If you are unfamiliar with C++ and coroutines, the code above probably looks like traditional, sequential code. In reality, the cache.get() call may put the function on hold, frees the current thread up to do some other stuff, and then, when the value is ready, resumes its operation, potentially in another thread, and continue exactly where it left off. This pattern allows us to write massively performant applications where a single thread, or one thread per CPU-core can handle tens of thousands of simultaneous requests. And we can do that without using callbacks which allows a similar pattern, but with a terrible cost when it comes to the readability of the code.

In the examples above, if the key is available in the cache, the function returns almost immediately with a copy of the value. If this is the first time the key is requested, the cache will put the request in a queue of requests waiting for this key, and then free the thread for other work. If more requests are seen for the same key, they are added to the list of requests waiting for the value. Once the value is available, it is added to the cache, and all the requests waiting for the value is scheduled to resume their work. That will happen as soon as appropriate threads becomes available for them.

This kind of logic is not new. But traditionally a smart asynchronous cache like this would be hard to implement, it would be written specifically for a critical use-case, and it would be hard to test. With C++ 20 and boost 1.81, it was relatively simple to make a totally generic, testable implementation.

In some use-cases, the values may need to change over time. For example, if the cache is for API keys, we need a way to deal with modifications in a users access-level, or the removal of a user or the revocation of a key. In my cache, I have added an invalidate(key) method for this. A server may have a side-channel, like an event-stream with API keys that are changed or deleted. (I have used Apache Pulsar in the past to provide such streams). In the simplest, case invalidate(key) just removes the key from the cache, and the next time someone asks for it, it is fetched like any unknown value. But what if I invalidate a key where we are currently fetching the value, with one or more callers waiting for the result? The simple option would be to return an error to the queued requests, and hope that the requests will try re-tried. My actual implementation looks at the state of the key. If the key contains a value, the key is removed. If the key contains one or more previous requests, waiting for the key, the key is just flagged as invalidated. When the fetch operation for the actual value completes, - in stead of handing the value to the waiting callers, the value is ignored, the invalidated flag reset, and the fetch operation for the value re-tried. - After all, we have no way of knowing if the received value is the old (before the invalidate) or the new (valid) value.

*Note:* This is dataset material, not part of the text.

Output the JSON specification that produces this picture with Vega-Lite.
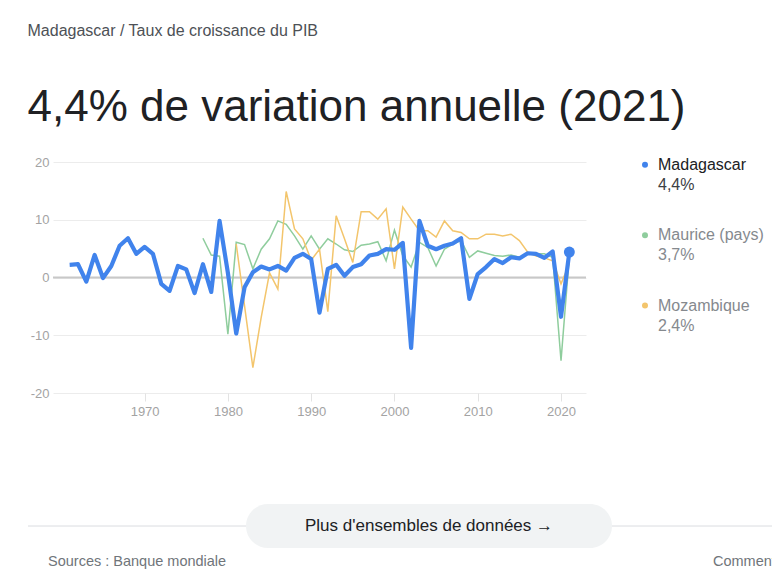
{
  "$schema": "https://vega.github.io/schema/vega-lite/v6.json",
  "background": "white",
  "padding": {"left": 27, "top": 23, "right": 0, "bottom": 0},
  "config": {
    "font": "Liberation Sans",
    "view": {"stroke": null, "fill": "white"},
    "axis": {"title": null}
  },
  "title": {
    "text": "Madagascar / Taux de croissance du PIB",
    "subtitle": "4,4% de variation annuelle (2021)",
    "anchor": "start",
    "frame": "bounds",
    "font": "Liberation Sans",
    "fontSize": 16,
    "fontWeight": "normal",
    "color": "#4d5156",
    "subtitleFont": "Liberation Sans",
    "subtitleFontSize": 44,
    "subtitleColor": "#202124",
    "subtitlePadding": 47,
    "offset": 26
  },
  "datasets": {
    "gdp": [
      {"year": 1961, "MDG": 2.2}, {"year": 1962, "MDG": 2.3}, {"year": 1963, "MDG": -0.7}, {"year": 1964, "MDG": 3.9}, {"year": 1965, "MDG": -0.1},
      {"year": 1966, "MDG": 2.0}, {"year": 1967, "MDG": 5.5}, {"year": 1968, "MDG": 6.8}, {"year": 1969, "MDG": 4.1}, {"year": 1970, "MDG": 5.3},
      {"year": 1971, "MDG": 4.1}, {"year": 1972, "MDG": -1.1}, {"year": 1973, "MDG": -2.3}, {"year": 1974, "MDG": 2.0}, {"year": 1975, "MDG": 1.4},
      {"year": 1976, "MDG": -2.7}, {"year": 1977, "MDG": 2.3, "MUS": 6.8}, {"year": 1978, "MDG": -2.5, "MUS": 3.9}, {"year": 1979, "MDG": 9.8, "MUS": 3.7}, {"year": 1980, "MDG": 0.8, "MUS": -9.8},
      {"year": 1981, "MDG": -9.7, "MUS": 6.1, "MOZ": 5.8}, {"year": 1982, "MDG": -1.7, "MUS": 5.7, "MOZ": -4.9}, {"year": 1983, "MDG": 0.9, "MUS": 1.5, "MOZ": -15.6}, {"year": 1984, "MDG": 1.9, "MUS": 4.9, "MOZ": -6.9}, {"year": 1985, "MDG": 1.4, "MUS": 6.7, "MOZ": 0.8},
      {"year": 1986, "MDG": 2.0, "MUS": 9.8, "MOZ": -2.0}, {"year": 1987, "MDG": 1.2, "MUS": 9.2, "MOZ": 14.9}, {"year": 1988, "MDG": 3.4, "MUS": 7.2, "MOZ": 8.4}, {"year": 1989, "MDG": 4.1, "MUS": 4.9, "MOZ": 6.7}, {"year": 1990, "MDG": 3.2, "MUS": 7.2, "MOZ": 3.0},
      {"year": 1991, "MDG": -6.1, "MUS": 4.9, "MOZ": 4.9}, {"year": 1992, "MDG": 1.5, "MUS": 6.7, "MOZ": -5.9}, {"year": 1993, "MDG": 2.2, "MUS": 5.8, "MOZ": 10.7}, {"year": 1994, "MDG": 0.3, "MUS": 4.8, "MOZ": 6.7}, {"year": 1995, "MDG": 1.8, "MUS": 4.5, "MOZ": 2.6},
      {"year": 1996, "MDG": 2.3, "MUS": 5.6, "MOZ": 11.4}, {"year": 1997, "MDG": 3.8, "MUS": 5.8, "MOZ": 11.4}, {"year": 1998, "MDG": 4.1, "MUS": 6.2, "MOZ": 10.1}, {"year": 1999, "MDG": 4.9, "MUS": 2.9, "MOZ": 11.9}, {"year": 2000, "MDG": 4.8, "MUS": 8.2, "MOZ": 1.5},
      {"year": 2001, "MDG": 6.0, "MUS": 3.8, "MOZ": 12.2}, {"year": 2002, "MDG": -12.2, "MUS": 1.8, "MOZ": 10.1}, {"year": 2003, "MDG": 9.8, "MUS": 6.1, "MOZ": 8.1}, {"year": 2004, "MDG": 5.5, "MUS": 5.2, "MOZ": 8.1}, {"year": 2005, "MDG": 4.9, "MUS": 2.0, "MOZ": 7.0},
      {"year": 2006, "MDG": 5.5, "MUS": 4.9, "MOZ": 9.8}, {"year": 2007, "MDG": 5.9, "MUS": 5.8, "MOZ": 8.1}, {"year": 2008, "MDG": 6.8, "MUS": 6.4, "MOZ": 7.8}, {"year": 2009, "MDG": -3.7, "MUS": 3.5, "MOZ": 6.7}, {"year": 2010, "MDG": 0.6, "MUS": 4.6, "MOZ": 6.7},
      {"year": 2011, "MDG": 1.8, "MUS": 4.2, "MOZ": 7.5}, {"year": 2012, "MDG": 3.2, "MUS": 3.8, "MOZ": 7.5}, {"year": 2013, "MDG": 2.5, "MUS": 3.7, "MOZ": 7.2}, {"year": 2014, "MDG": 3.5, "MUS": 3.9, "MOZ": 7.5}, {"year": 2015, "MDG": 3.3, "MUS": 3.5, "MOZ": 6.4},
      {"year": 2016, "MDG": 4.2, "MUS": 4.1, "MOZ": 4.4}, {"year": 2017, "MDG": 4.1, "MUS": 4.1, "MOZ": 3.7}, {"year": 2018, "MDG": 3.4, "MUS": 4.1, "MOZ": 3.4}, {"year": 2019, "MDG": 4.5, "MUS": 3.5, "MOZ": 2.9}, {"year": 2020, "MDG": -6.8, "MUS": -14.4, "MOZ": -1.1},
      {"year": 2021, "MDG": 4.4, "MUS": 3.7, "MOZ": 2.4}
    ],
    "legend": [
      {"c": "MDG", "name": "Madagascar", "val": "4,4%"},
      {"c": "MUS", "name": "Maurice (pays)", "val": "3,7%"},
      {"c": "MOZ", "name": "Mozambique", "val": "2,4%"}
    ],
    "footer": [
      {"button": "Plus d'ensembles de données →", "source": "Sources : Banque mondiale", "feedback": "Commentaires"}
    ]
  },
  "vconcat": [
    {
      "hconcat": [
        {
          "width": 533,
          "height": 231,
          "data": {"name": "gdp"},
          "transform": [
            {"fold": ["MDG", "MUS", "MOZ"], "as": ["c", "v"]},
            {"filter": "isValid(datum.v)"}
          ],
          "layer": [
            {
              "data": {"values": [{"zero": 0}]},
              "transform": [],
              "mark": {"type": "rule", "color": "#c8c8c8", "strokeWidth": 2},
              "encoding": {
                "y": {"field": "zero", "type": "quantitative", "scale": {"domain": [-20, 20], "nice": false}}
              }
            },
            {
              "transform": [{"filter": "datum.c != 'MDG'"}],
              "mark": {"type": "line", "strokeWidth": 1.5, "interpolate": "linear"},
              "encoding": {
                "x": {
                  "field": "year", "type": "quantitative",
                  "scale": {"domain": [1959, 2023], "nice": false, "zero": false},
                  "axis": {
                    "values": [1970, 1980, 1990, 2000, 2010, 2020], "format": "d",
                    "domain": false, "grid": false, "ticks": true, "tickColor": "#e3e3e3", "tickSize": 8,
                    "labelColor": "#a3a3a3", "labelFontSize": 13, "labelPadding": 4
                  }
                },
                "y": {
                  "field": "v", "type": "quantitative",
                  "scale": {"domain": [-20, 20], "nice": false},
                  "axis": {
                    "values": [-20, -10, 0, 10, 20], "domain": false, "ticks": false, "grid": true,
                    "labelExpr": "datum.value < 0 ? '-' + abs(datum.value) : '' + datum.value",
                    "gridColor": "#ececec", "labelColor": "#a3a3a3", "labelFontSize": 13, "labelPadding": 4,
                    "minExtent": 25, "maxExtent": 25
                  }
                },
                "color": {
                  "field": "c", "type": "nominal",
                  "scale": {"domain": ["MDG", "MUS", "MOZ"], "range": ["#4083ec", "#8fcd9d", "#f3c56c"]},
                  "legend": null
                }
              }
            },
            {
              "transform": [{"filter": "datum.c == 'MDG'"}],
              "mark": {"type": "line", "strokeWidth": 4.2, "strokeJoin": "round"},
              "encoding": {
                "x": {"field": "year", "type": "quantitative"},
                "y": {"field": "v", "type": "quantitative"},
                "color": {"field": "c", "type": "nominal", "legend": null}
              }
            },
            {
              "transform": [{"filter": "datum.c == 'MDG' && datum.year == 2021"}],
              "mark": {"type": "circle", "size": 120, "opacity": 1},
              "encoding": {
                "x": {"field": "year", "type": "quantitative"},
                "y": {"field": "v", "type": "quantitative"},
                "color": {"field": "c", "type": "nominal", "legend": null}
              }
            }
          ]
        },
        {
          "width": 118,
          "height": 231,
          "data": {"name": "legend"},
          "encoding": {
            "y": {
              "field": "c", "type": "nominal",
              "scale": {"type": "point", "domain": ["MDG", "MUS", "MOZ"], "padding": 0.64, "align": 0.03},
              "axis": null
            },
            "x": {"datum": 0, "type": "quantitative", "scale": {"domain": [0, 1]}, "axis": null}
          },
          "layer": [
            {
              "mark": {"type": "circle", "size": 36, "opacity": 1},
              "encoding": {"color": {"field": "c", "type": "nominal", "legend": null}}
            },
            {
              "mark": {"type": "text", "align": "left", "baseline": "middle", "dx": 13, "fontSize": 16},
              "encoding": {
                "text": {"field": "name"},
                "color": {"condition": {"test": "datum.c == 'MDG'", "value": "#202124"}, "value": "#85898e"}
              }
            },
            {
              "mark": {"type": "text", "align": "left", "baseline": "middle", "dx": 13, "dy": 20, "fontSize": 16},
              "encoding": {
                "text": {"field": "val"},
                "color": {"condition": {"test": "datum.c == 'MDG'", "value": "#3c4043"}, "value": "#85898e"}
              }
            }
          ]
        }
      ],
      "spacing": 55
    },
    {
      "width": 720,
      "height": 66,
      "data": {"name": "footer"},
      "encoding": {},
      "layer": [
        {
          "mark": {"type": "rule", "color": "#dadce0", "strokeWidth": 1},
          "encoding": {
            "x": {"datum": -25, "type": "quantitative", "scale": {"domain": [0, 720], "nice": false, "zero": false}, "axis": null},
            "x2": {"datum": 720},
            "y": {"datum": 25, "type": "quantitative", "scale": {"domain": [0, 66], "reverse": true, "nice": false}, "axis": null}
          }
        },
        {
          "mark": {"type": "rect", "color": "#f1f3f4", "cornerRadius": 22},
          "encoding": {
            "x": {"datum": 193, "type": "quantitative"},
            "x2": {"datum": 559},
            "y": {"datum": 3, "type": "quantitative"},
            "y2": {"datum": 47}
          }
        },
        {
          "mark": {"type": "text", "align": "center", "baseline": "middle", "fontSize": 17, "color": "#202124"},
          "encoding": {
            "x": {"datum": 376, "type": "quantitative"},
            "y": {"datum": 25, "type": "quantitative"},
            "text": {"field": "button"}
          }
        },
        {
          "mark": {"type": "text", "align": "left", "baseline": "middle", "fontSize": 14.5, "color": "#70757a"},
          "encoding": {
            "x": {"datum": -5, "type": "quantitative"},
            "y": {"datum": 61, "type": "quantitative"},
            "text": {"field": "source"}
          }
        },
        {
          "mark": {"type": "text", "align": "left", "baseline": "middle", "fontSize": 14.5, "color": "#70757a", "clip": true},
          "encoding": {
            "x": {"datum": 660, "type": "quantitative"},
            "y": {"datum": 61, "type": "quantitative"},
            "text": {"field": "feedback"}
          }
        }
      ]
    }
  ],
  "spacing": 83
}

The cache is implemented as a header-only library, and can trivially be included in projects using cmake includes. It's available on github under the Boost (BSL-1.0 license) - the same license as the Boost libraries. I use std::string as both key and value in the examples here, but the implementation takes the object types a template arguments, so both key and value can be pretty much anything - as long as they are copyable and movable. For complex value-objects, it makes sense to use std::shared_ptr<Type> as the value-type, so only a reference is handed out by the cache.

I've used Debian Bookworm and Kubuntu 23.04 to implement and test the code.